BROAD LEGAL DEFINITION ENABLES PROFESSIONALS TO BOOST PENSIONS

H.J. CUMMINS, STAR TRIBUNE, SEPTEMBER 26TH 2005

Even as pensions fade away for most workers, some of the country’s highest-paid professionals have found a way to significantly boost the money they put into their pensions, some socking away as much as $100,000 a year. Federal pension laws, established to keep plans fair to all participants, forbid the most highly paid workers in a pension plan to use the plan to their advantage. But legal, medical, accounting and consulting firms have found a way to use those existing laws to create sizable pensions for themselves.

They’re able to do that because pension regulations define “fair” very broadly — including one test that compares not the amount of contributions but the effective benefits, said James Van Iwaarden, a Minneapolis pension and benefits consultant. The math is complicated and depends on the ages and incomes of everyone involved.

Van Iwaarden offers this example: Say a medical clinic puts $100,000 into the 401(k) account of a doctor and $3,100 in the account of a nurse. The doctor is 65; the nurse, 25. The doctor will retire within the year; the nurse in 40 years. At gold-watch time for both of them, those contributions will amount to an annual benefit worth 5 percent of their incomes.

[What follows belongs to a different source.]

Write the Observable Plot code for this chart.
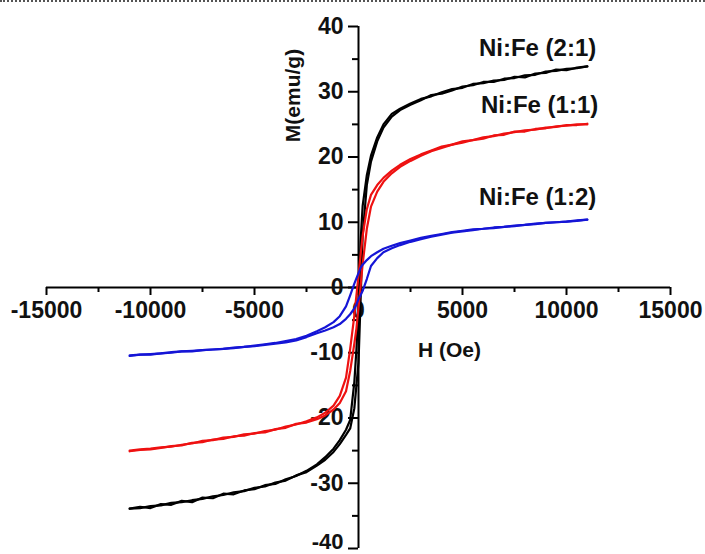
<!DOCTYPE html>
<html><head><meta charset="utf-8">
<script src="https://cdn.jsdelivr.net/npm/d3@7"></script>
<script src="https://cdn.jsdelivr.net/npm/@observablehq/plot@0.6"></script>
<style>
body{margin:0;background:#fff;}
#wrap{position:relative;width:705px;height:554px;overflow:hidden;}
#border{position:absolute;left:0;top:0;width:705px;border-top:2px dotted #555;z-index:2;}
svg{display:block;}
</style></head><body><div id="wrap"><div id="border"></div></div>
<script>
// Applied field H (Oe)
const H = [-11000,-10500,-10000,-9500,-9000,-8500,-8000,-7500,-7000,-6500,-6000,-5500,-5000,-4500,-4000,-3500,-3000,-2500,-2000,
  -1600,-1200,-900,-600,-400,-200,-100,0,100,200,400,600,900,1200,1600,
  2000,2500,3000,3500,4000,4500,5000,5500,6000,6500,7000,7500,8000,8500,9000,9500,10000,10500,11000];

// Ni:Fe (2:1) — descending (upper) and ascending (lower) branches, M (emu/g)
const black21Down = [-33.9,-33.6,-33.8,-33.2,-33.3,-32.7,-32.9,-32.2,-32.3,-31.6,-31.7,-31.1,-30.9,-30.3,-30.1,-29.4,-28.9,-28.1,-27.1,
  -26.0,-24.7,-23.4,-21.8,-20.3,-14.5,-9.5,-3.0,7.0,12.5,17.2,20.2,23.0,25.0,26.6,
  27.4,28.2,28.9,29.3,29.9,30.4,30.6,31.2,31.3,31.7,31.8,32.3,32.2,32.8,32.9,33.4,33.3,33.7,33.9];
const black21Up = [-33.9,-33.8,-33.5,-33.4,-33.0,-32.9,-32.6,-32.4,-32.0,-31.8,-31.4,-31.2,-30.7,-30.5,-29.9,-29.6,-28.8,-28.3,-27.3,
  -26.4,-25.2,-24.0,-22.6,-21.6,-18.5,-15.0,-11.5,-2.0,8.0,15.7,19.3,22.4,24.5,26.2,
  27.2,28.0,28.7,29.5,29.7,30.2,30.8,31.0,31.5,31.5,32.0,32.1,32.5,32.6,33.1,33.2,33.5,33.6,33.9];

// Ni:Fe (1:1)
const red11Down = [-25.0,-24.8,-24.7,-24.5,-24.4,-24.1,-23.9,-23.5,-23.4,-23.0,-22.9,-22.5,-22.4,-22.0,-21.8,-21.3,-21.0,-20.5,-19.9,
  -19.2,-18.1,-16.6,-13.8,-9.4,-4.3,-1.2,1.8,5.0,7.9,12.0,14.2,15.7,16.8,17.9,
  18.8,19.7,20.4,21.0,21.6,21.9,22.4,22.6,23.0,23.2,23.6,23.8,24.1,24.2,24.5,24.6,24.9,24.9,25.1];
const red11Up = [-25.1,-24.9,-24.8,-24.6,-24.3,-24.2,-23.8,-23.7,-23.3,-23.2,-22.8,-22.7,-22.3,-22.2,-21.7,-21.5,-20.9,-20.7,-20.2,
  -19.6,-18.7,-17.7,-15.9,-12.8,-8.6,-6.3,-3.0,0.2,3.6,9.0,12.4,14.7,16.2,17.5,
  18.5,19.4,20.2,20.9,21.4,21.9,22.2,22.6,22.8,23.3,23.4,23.9,23.9,24.3,24.4,24.7,24.8,25.0,25.0];

// Ni:Fe (1:2)
const blue12Down = [-10.4,-10.3,-10.2,-10.1,-9.9,-9.8,-9.7,-9.6,-9.5,-9.4,-9.2,-9.1,-8.9,-8.7,-8.5,-8.2,-7.9,-7.4,-6.7,
  -6.1,-5.3,-4.4,-2.9,-1.2,0.6,1.4,2.2,3.0,3.5,4.2,4.8,5.4,5.95,6.4,
  6.8,7.2,7.6,7.9,8.2,8.5,8.7,8.9,9.0,9.2,9.3,9.5,9.6,9.8,9.9,10.0,10.1,10.3,10.4];
const blue12Up = [-10.5,-10.3,-10.3,-10.1,-10.0,-9.8,-9.8,-9.6,-9.5,-9.4,-9.3,-9.1,-9.0,-8.8,-8.6,-8.4,-8.1,-7.6,-7.0,
  -6.6,-6.1,-5.6,-4.8,-4.1,-3.2,-2.6,-1.8,-1.2,-0.5,1.3,3.3,4.5,5.4,6.0,
  6.5,7.0,7.4,7.8,8.1,8.4,8.6,8.8,9.0,9.1,9.3,9.4,9.6,9.7,9.9,10.0,10.1,10.2,10.4];

const seriesNames = ["Ni:Fe (2:1)", "Ni:Fe (1:1)", "Ni:Fe (1:2)"];
const seriesColors = ["#000000", "#ee1111", "#1515d6"];

// Axis ticks
const xMajor = [-15000,-10000,-5000,0,5000,10000,15000];
const xMinor = [-12500,-7500,-2500,2500,7500,12500];
const yMajor = [-40,-30,-20,-10,0,10,20,30,40];
const yMinor = [-35,-25,-15,-5,5,15,25,35];

const branches = [[black21Down, black21Up], [red11Down, red11Up], [blue12Down, blue12Up]];
const rows = [];
branches.forEach(([down, up], k) => {
  for (let i = H.length - 1; i >= 0; i--) rows.push({s: seriesNames[k], b: "down", H: H[i], M: down[i]});
  for (let i = 0; i < H.length; i++) rows.push({s: seriesNames[k], b: "up", H: H[i], M: up[i]});
});
const ends = branches.map(([down], k) => ({s: seriesNames[k], H: H[H.length - 1], M: down[down.length - 1]}));

const font = "'Liberation Sans', Arial, sans-serif";
const tickFont = 23;

const lineMarks = seriesNames.map((name, k) =>
  Plot.line(rows.filter(d => d.s === name), {x: "H", y: "M", z: "b", stroke: seriesColors[k], strokeWidth: 2.2, curve: "linear"})
);
const labelOffsets = [{dx: 9, dy: -18}, {dx: 11, dy: -18}, {dx: 9, dy: -22}];
const labelMarks = ends.map((e, k) =>
  Plot.text([e], {x: "H", y: "M", text: "s", textAnchor: "end", dx: labelOffsets[k].dx, dy: labelOffsets[k].dy,
    fontSize: 24, fontWeight: "bold", fill: "#111"})
);

const chart = Plot.plot({
  width: 705, height: 554,
  marginLeft: 46, marginRight: 35, marginTop: 26, marginBottom: 6,
  x: {domain: [-15000, 15000], axis: null},
  y: {domain: [-40, 40], axis: null},
  style: {fontFamily: font, background: "white", overflow: "visible"},
  marks: [
    Plot.ruleY([0], {stroke: "#000", strokeWidth: 2}),
    Plot.ruleX([0], {stroke: "#000", strokeWidth: 2}),
    Plot.ruleX(xMajor, {x: d => d, y1: 0, y2: 0, insetBottom: -8, stroke: "#000", strokeWidth: 2}),
    Plot.ruleX(xMinor, {x: d => d, y1: 0, y2: 0, insetBottom: -5, stroke: "#000", strokeWidth: 2}),
    Plot.ruleY(yMajor, {y: d => d, x1: 0, x2: 0, insetLeft: -10, stroke: "#000", strokeWidth: 2}),
    Plot.ruleY(yMinor, {y: d => d, x1: 0, x2: 0, insetLeft: -6, stroke: "#000", strokeWidth: 2}),
    Plot.text(xMajor, {x: d => d, y: 0, text: d => String(d), dy: 23, fontSize: tickFont, fontWeight: "bold", fill: "#111"}),
    Plot.text(yMajor.filter(d => d > -40), {x: 0, y: d => d, text: d => String(d), dx: -15, textAnchor: "end", fontSize: tickFont, fontWeight: "bold", fill: "#111"}),
    Plot.text(yMajor.filter(d => d === -40), {x: 0, y: d => d, text: d => String(d), dx: -15, dy: 0, lineAnchor: "bottom", textAnchor: "end", fontSize: 22, fontWeight: "bold", fill: "#111"}),
    Plot.text(["M(emu/g)"], {frameAnchor: "top-left", dx: 247, dy: 69, rotate: -90, textAnchor: "middle", lineAnchor: "middle", fontSize: 21, fontWeight: "bold", fill: "#111"}),
    Plot.text(["H (Oe)"], {frameAnchor: "top-left", dx: 403, dy: 324, textAnchor: "middle", lineAnchor: "middle", fontSize: 21, fontWeight: "bold", fill: "#111"}),
    ...lineMarks,
    ...labelMarks
  ]
});
document.getElementById("wrap").appendChild(chart);
</script>
</body></html>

That passes the fairness test. Not everybody thinks it should.

“They are really good things for the highly compensated,” said John Hotz, deputy director of the Pension Rights Center in Washington, D.C. “I think the interests of low- and moderate-wage earners have been all but forgotten.”

Van Iwaarden disagrees. These business owners are only paying into their pensions money that otherwise they’d pay themselves as income or profits, he said. “They’re not getting anything that they didn’t before,” he said. “They’re just taking the money in retirement benefits. It’s still coming out of their own pockets.” And in the process, their employees get a pension, too.

Sometimes, however, the laws can work to the disadvantage of employers.

Ten years ago, Rick Anderson set up a 401(k) plan at his engineering contracting firm, Cable System Services in Eagan. But his employees aren’t saving very much, even though he offers a 25-cent match for every dollar they put in their account. Federal regulations don’t allow him to save much more than they do, so Anderson has been limited by how much the plan lets him put away for himself. “Here I am, 56 years old, and I’ve got only another 10 or 15 years to put anything away,” he said. “I’ve got friends my age who are already retired.”

Anderson may be able to get some relief.

New “safe harbor” rules for 401(k) plans disentangle employer and employee savings to some extent, said Jeff Cairns, benefits specialist at the Leonard, Street and Deinard law firm in Minneapolis. The regulators reason that an employer who offers his workforce the opportunity to save shouldn’t be penalized if they don’t take him up on it. It turns out that Anderson could more than double his current annual limit with the current “safe harbor” cap of $14,000. “I’m looking into that now,” he said.